Praktycznie oznacza to, że niemal w każdym numerze dziennika Agory znajdą się teksty nieprzychylne nowemu prezydentowi, członkom kierownictwa jego kancelarii, zrodzonym tam inicjatywom i zapadłym decyzjom. Teksty te będą miały łatwy poród, bo wszyscy dziennikarze „Wyborczej” realizują w pełni punkt widzenia swego szefa i spełniają w każdym calu jego wolę. Również tę nie wypowiedzianą wprost, ale wyczuwalną i określaną przez jego zastępców. Michnik brutalny atak przypuścił od pierwszych godzin. Komentarz, który ukazał się następnego dnia po zaprzysiężeniu, jest kwintesencją jego metody manipulacji. Pod płaszczykiem rzetelności i obiektywizmu w połączeniu z rozrzuconymi w tekstach okruchami pozornej dbałości o losy państwa oraz udawanej życzliwości, ugodzić tak, aby w świadomości czytelników zostały podejrzenia, zarzuty i epitety. No i zagrożenia, zagrożenia, jakie czyhają na Polskę. Jego rolą jest ostrzeganie Polaków przed zejściem na drogę prowadząca kraj do przepaści. Powiedzenie w komentarzu zdania „nikt z nas nie zjadł wszystkich rozumów”, ma wprowadzić w błąd czytelników, aby uwierzyli przez chwilę w jego skromność i samokrytycyzm. Każde następne zdanie przeczy postawie autentycznej pokory. Odwrotnie, wypowiada się jako człowiek, który wie najlepiej, rozpoznaje rzeczywistość przenikliwie, ale z troską. Najpierw używa jako stałego straszaka przed władzą centroprawicy, zniszczenia demokracji i dominacji tendencji nacjonalistycznych. Dziś już wiemy, że dla niego patriotyzm równy jest nacjonalizmowi. A jemu się marzy internacjonalizm. Wprawdzie już nie kształcie komunistycznym, ale lewicowym pozbawionym wartości narodowych i chrześcijańskich.

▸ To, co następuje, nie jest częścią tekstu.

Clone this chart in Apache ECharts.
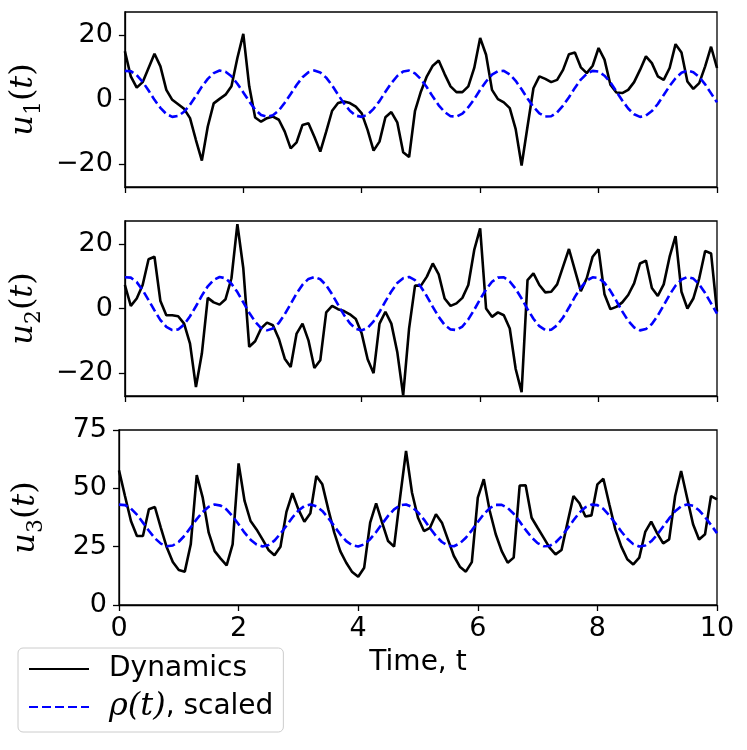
<!DOCTYPE html>
<html>
<head>
<meta charset="utf-8">
<script src="https://cdn.jsdelivr.net/npm/echarts@6/dist/echarts.min.js"></script>
<style>
html,body{margin:0;padding:0;background:#fff;}
#chart{width:747px;height:750px;}
</style>
</head>
<body>
<div id="chart"></div>
<script>
// Sample times (t = 0 .. 10, step 0.1)
const times = [0,0.1,0.2,0.3,0.4,0.5,0.6,0.7,0.8,0.9,1,1.1,1.2,1.3,1.4,1.5,1.6,1.7,1.8,1.9,2,2.1,2.2,2.3,2.4,2.5,2.6,2.7,2.8,2.9,3,3.1,3.2,3.3,3.4,3.5,3.6,3.7,3.8,3.9,4,4.1,4.2,4.3,4.4,4.5,4.6,4.7,4.8,4.9,5,5.1,5.2,5.3,5.4,5.5,5.6,5.7,5.8,5.9,6,6.1,6.2,6.3,6.4,6.5,6.6,6.7,6.8,6.9,7,7.1,7.2,7.3,7.4,7.5,7.6,7.7,7.8,7.9,8,8.1,8.2,8.3,8.4,8.5,8.6,8.7,8.8,8.9,9,9.1,9.2,9.3,9.4,9.5,9.6,9.7,9.8,9.9,10];

// Dynamics u1, u2, u3
const u1 = [15.0,7.2,3.7,5.4,9.8,14.2,10.3,3.0,-0.1,-1.5,
  -2.9,-5.8,-12.6,-19.0,-8.4,-1.2,0.2,1.5,4.1,12.9,
  20.4,4.1,-5.6,-6.9,-5.8,-5.3,-6.3,-10.0,-15.2,-13.3,
  -7.9,-7.4,-11.6,-16.2,-10.0,-3.5,-1.1,-0.6,-1.1,-2.2,
  -4.3,-9.5,-15.9,-13.1,-5.5,-3.9,-7.1,-16.4,-17.9,-3.5,
  2.5,7.2,10.5,12.1,7.9,4.1,2.3,2.3,4.1,9.8,
  19.1,13.9,3.0,0.1,-0.9,-2.7,-9.2,-20.5,-8.4,3.5,
  7.2,6.4,5.4,6.1,9.2,14.1,14.6,10.0,8.2,10.5,
  16.0,12.4,4.6,2.2,2.0,3.0,5.4,9.2,13.4,11.3,
  7.2,6.1,9.8,17.2,14.6,5.6,3.3,5.1,10.3,16.4,
  9.8];
const u2 = [7.3,0.8,3.1,7.3,15.3,16.1,2.3,-2.1,-2.1,-2.4,
  -4.7,-10.9,-24.4,-14.0,3.3,1.9,1.2,2.9,9.4,26.2,
  12.5,-11.9,-10.2,-6.2,-4.4,-5.2,-9.4,-15.6,-18.2,-7.8,
  -4.7,-9.9,-18.5,-16.1,-1.2,0.8,-0.2,-0.8,-1.8,-3.3,
  -7.8,-15.8,-20.1,-4.7,-1.0,-4.7,-13.5,-27.0,-6.2,7.1,
  7.1,9.9,14.0,10.6,3.1,0.8,1.6,3.3,7.3,18.2,
  24.9,0.0,-2.6,-1.2,-2.1,-6.2,-18.8,-26.0,8.8,10.9,
  7.3,5.0,5.2,7.5,13.0,18.5,11.9,5.4,9.4,16.1,
  18.4,4.4,-0.2,0.5,1.9,4.2,7.8,14.0,14.9,6.4,
  3.9,7.5,16.1,22.5,5.2,0.0,3.1,9.4,17.9,17.1,
  -1.0];
const u3 = [57.7,46.7,36.0,29.6,29.6,41.0,42.0,33.1,24.6,18.4,
  15.0,14.3,26.0,55.7,46.0,31.0,23.1,19.9,17.0,26.0,
  60.7,44.6,36.0,32.4,28.1,23.6,21.3,25.0,39.9,47.9,
  41.0,35.7,39.3,55.3,51.7,41.0,31.0,23.1,18.1,14.1,
  12.1,16.0,35.3,43.6,35.3,27.4,25.0,46.0,66.0,48.1,
  37.4,31.7,33.1,38.9,35.3,28.1,21.0,16.4,14.3,18.4,
  46.0,53.9,40.3,30.3,23.1,18.1,20.3,51.2,51.3,37.4,
  33.1,28.9,24.6,21.7,23.6,35.3,46.7,43.6,37.9,38.4,
  51.7,54.1,43.1,32.4,25.0,19.6,17.4,20.3,31.3,35.7,
  30.7,26.4,28.1,46.7,57.4,46.0,34.6,28.1,30.3,46.7,
  45.3];

// rho(t), scaled for each panel
const rho1 = [8.9,8.8,7.6,5.5,2.8,-0.1,-2.6,-4.5,-5.4,-5.1,
  -3.8,-1.6,1.1,4.0,6.4,8.2,9.0,8.6,7.2,4.9,
  2.2,-0.6,-3.1,-4.8,-5.4,-4.9,-3.4,-1.0,1.7,4.5,
  6.9,8.5,9.0,8.4,6.8,4.4,1.5,-1.2,-3.5,-5.0,
  -5.4,-4.7,-2.9,-0.5,2.4,5.1,7.3,8.7,9.0,8.1,
  6.3,3.8,0.9,-1.8,-3.9,-5.2,-5.3,-4.4,-2.4,0.1,
  3.0,5.6,7.7,8.8,8.9,7.8,5.8,3.2,0.3,-2.3,
  -4.3,-5.3,-5.2,-4.0,-1.9,0.7,3.6,6.2,8.0,8.9,
  8.7,7.4,5.3,2.5,-0.3,-2.8,-4.6,-5.4,-5.0,-3.6,
  -1.4,1.4,4.2,6.6,8.3,9.0,8.5,7.0,4.7,1.9,
  -0.9];
const rho2 = [9.7,9.6,8.2,5.7,2.6,-0.6,-3.6,-5.7,-6.7,-6.5,
  -5.0,-2.4,0.7,4.0,6.9,8.9,9.8,9.4,7.7,5.1,
  1.9,-1.3,-4.1,-6.1,-6.8,-6.2,-4.5,-1.8,1.4,4.7,
  7.4,9.2,9.8,9.1,7.2,4.4,1.2,-2.0,-4.6,-6.3,
  -6.8,-6.0,-4.0,-1.1,2.2,5.3,7.9,9.4,9.8,8.8,
  6.7,3.8,0.5,-2.6,-5.1,-6.5,-6.7,-5.6,-3.4,-0.4,
  2.9,5.9,8.3,9.6,9.7,8.4,6.1,3.1,-0.2,-3.2,
  -5.5,-6.7,-6.6,-5.2,-2.8,0.3,3.6,6.5,8.7,9.7,
  9.5,8.0,5.5,2.4,-0.9,-3.8,-5.9,-6.8,-6.4,-4.8,
  -2.2,1.0,4.3,7.1,9.0,9.8,9.3,7.5,4.8,1.6,
  -1.6];
const rho3 = [43.0,42.8,41.3,38.7,35.3,31.8,28.6,26.3,25.2,25.5,
  27.1,29.8,33.3,36.8,39.9,42.1,43.1,42.6,40.9,38.0,
  34.6,31.0,28.0,25.9,25.1,25.7,27.6,30.6,34.0,37.5,
  40.5,42.4,43.1,42.3,40.3,37.3,33.8,30.3,27.4,25.6,
  25.1,26.0,28.2,31.3,34.8,38.2,41.0,42.7,43.1,42.0,
  39.7,36.6,33.0,29.6,27.0,25.4,25.2,26.4,28.8,32.0,
  35.6,38.9,41.5,42.9,42.9,41.6,39.1,35.8,32.2,29.0,
  26.5,25.2,25.3,26.8,29.4,32.8,36.3,39.6,41.9,43.0,
  42.8,41.2,38.4,35.0,31.5,28.4,26.1,25.1,25.5,27.3,
  30.1,33.6,37.1,40.2,42.3,43.1,42.5,40.6,37.7,34.3,
  30.8];

const xTicks = [0,2,4,6,8,10];
const yTicksU12 = [-20,0,20];
const yTicksU3 = [0,25,50,75];
const yNames = ['1','2','3'];
const legendNames = ['Dynamics','ρ(t), scaled'];

const chart = echarts.init(document.getElementById('chart'), null, {renderer:'canvas'});
const BLACK = '#000000';
const BLUE = '#0000ff';
const SANS = 'DejaVu Sans';
const SERIF = 'DejaVu Serif';

const grids = [
  {left:119, right:30, top:12, height:175},
  {left:119, right:30, top:221, height:175},
  {left:119, right:30, top:430, height:175}
].map(g => Object.assign(g, {show:true, borderColor:BLACK, borderWidth:1.3, backgroundColor:'transparent', containLabel:false}));

const minus = v => String(v).replace('-', '\u2212');

const xAxes = [0,1,2].map(i => ({
  type:'value', gridIndex:i, min:0, max:10, interval:2,
  axisLine:{show:true, onZero:false, lineStyle:{color:BLACK, width:1.3}},
  axisTick:{show:true, inside:false, length:6, customValues:xTicks, lineStyle:{color:BLACK, width:1.3}},
  axisLabel:{show:i===2, color:BLACK, fontFamily:SANS, fontSize:27, margin:10, customValues:xTicks},
  splitLine:{show:false},
  name: i===2 ? 'Time, t' : '',
  nameLocation:'middle', nameGap:44,
  nameTextStyle:{color:BLACK, fontFamily:SANS, fontSize:28}
}));

const nameRich = {
  u:{fontFamily:SERIF, fontStyle:'italic', fontSize:32, color:BLACK, verticalAlign:'bottom', padding:[0,0,5,0], lineHeight:35},
  s:{fontFamily:SERIF, fontSize:22, color:BLACK, verticalAlign:'bottom', lineHeight:23},
  p:{fontFamily:SERIF, fontSize:32, color:BLACK, verticalAlign:'bottom', padding:[0,0,5,0], lineHeight:35}
};

const yAxes = [0,1,2].map(i => {
  const ticks = i<2 ? yTicksU12 : yTicksU3;
  const ax = {
    type:'value', gridIndex:i,
    axisLine:{show:true, onZero:false, lineStyle:{color:BLACK, width:1.3}},
    axisTick:{show:true, inside:false, length:6, customValues:ticks, lineStyle:{color:BLACK, width:1.3}},
    axisLabel:{color:BLACK, fontFamily:SANS, fontSize:27, margin:12, customValues:ticks, formatter: v => minus(v)},
    splitLine:{show:false},
    name:'{u|u}{s|' + yNames[i] + '}{p|(}{u|t}{p|)}',
    nameLocation:'middle', nameRotate:90, nameGap:72,
    nameTextStyle:{rich:nameRich}
  };
  if (i<2) {
    ax.min = -27.2; ax.max = 27.2;
  } else {
    ax.min = 0; ax.max = 75; ax.interval = 25;
  }
  return ax;
});

const uSets = [u1,u2,u3];
const rhoSets = [rho1,rho2,rho3];
const series = [];
for (let i=0;i<3;i++) {
  series.push({
    name:legendNames[0], type:'line', xAxisIndex:i, yAxisIndex:i,
    data: times.map((t,k)=>[t, uSets[i][k]]),
    showSymbol:false, symbol:'none', animation:false,
    lineStyle:{color:BLACK, width:2.6}, itemStyle:{color:BLACK}, z:3
  });
  series.push({
    name:legendNames[1], type:'line', xAxisIndex:i, yAxisIndex:i,
    data: times.map((t,k)=>[t, rhoSets[i][k]]),
    showSymbol:false, symbol:'none', animation:false,
    lineStyle:{color:BLUE, width:2.6, type:[9,4]}, itemStyle:{color:BLUE}, z:4
  });
}

chart.setOption({
  backgroundColor:'#ffffff',
  animation:false,
  grid:grids,
  xAxis:xAxes,
  yAxis:yAxes,
  legend:{
    show:true, orient:'vertical', left:18, top:648,
    data:legendNames,
    itemWidth:60, itemHeight:16, itemGap:8,
    padding:[7,10,9,10],
    itemStyle:{opacity:0},
    borderColor:'#cccccc', borderWidth:1, borderRadius:5, backgroundColor:'#ffffff',
    formatter: name => name === legendNames[0] ? '{a|Dynamics}' : '{r|ρ(t)}{a2|, scaled}',
    textStyle:{
      color:BLACK, fontFamily:SANS, fontSize:28,
      rich:{
        a:{fontFamily:SANS, fontSize:28, color:BLACK, padding:[0,0,0,15], lineHeight:34},
        a2:{fontFamily:SANS, fontSize:28, color:BLACK, lineHeight:34},
        r:{fontFamily:SERIF, fontStyle:'italic', fontSize:32, color:BLACK, padding:[0,0,0,15], lineHeight:34}
      }
    }
  },
  series:series
});
</script>
</body>
</html>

Jak trzeba, posuwa się do fałszu. Mówi, że w sformułowaniach Dudy słyszy wybór ideologii nietolerancji, i to wtedy, kiedy nowy prezydent wielokrotnie wypowiada, że będzie chciał, aby wysłuchiwać ludzi o innych niż on poglądach oraz, że podstawą do odbudowy wspólnoty musi być wzajemny szacunek obywateli o różnych, w tym przeciwstawnych poglądach.